More than that, I made so many wonderful memories with so many interesting people. My fellow Rampagers helped cultivate my experience and shape the journalist I am today. I’ve met designers like Evan Solano and legends like Mary Beth Tinker. I’ve traveled to our nation’s capital and attended competitions, and through it all I found a piece of myself I didn’t know I needed.
So when I stare down at that shimmering pool, at the calm surface of that water, I am afraid. I’m afraid to breathe, to do anything that could cause that water to ripple and shift and expose all the memories beneath the surface. Not because they scare me, but because it scares me to say goodbye.
Reflection is the most difficult part of moving on, but it’s a part one can’t grow without. I need to push past that fear and let the joy, the happiness, the frustration, the friendship and all those bittersweet moments hit me like a tidal wave. I need to absorb the heartbreak and cherish every memory so I’m ready to face the ferocity of the sun.
Over the past few years, words became my greatest ally. It’s ironic that as I write this goodbye, they seem to fail me. There aren’t enough pretty adjectives or convoluted metaphors in the world to accurately describe the sheer weight of the ocean between my eyes, but I know it’s time to face the storm.
It feels only right to finish this chapter by going back to the beginning. I remember walking into Ms. V’s room for my interview freshman year like it was yesterday: I was shaking and terrified and absolutely dumbfounded I even got that far. I remember what it was like to be a first year staff writer with something to prove, volunteering for more assignments than I could handle and somehow pulling it off before publishing day.
Looking back, I suddenly miss the sleepless nights of working on my page and the 2 a.m. insomniac group chat messages bombarding my tired eyes. I miss the stress, the fear, the exhaustion and the pressure because it made me so much stronger. Moreover, it further connected me to my amazing, dedicated, hardworking Rampage family.

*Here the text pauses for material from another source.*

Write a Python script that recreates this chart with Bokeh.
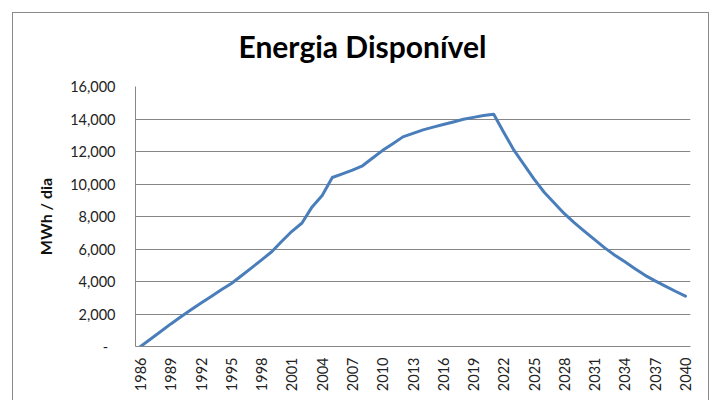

I can’t explain this in too much detail because it’s classified (seriously, this is top secret Rampage code), but it wouldn’t be a senior goodbye without remembering a proper hello. “We are the Rampage family. You must entertain us until we applaud you.”
I remember doing a Peppa Pig impression that definitely didn’t amuse a soul, but I can only hope that when I walk across the stage in my cap and gown, my Rampage family applauds me one last time. I hope you’ve been entertained, and I’ll miss this family more than anyone will ever know.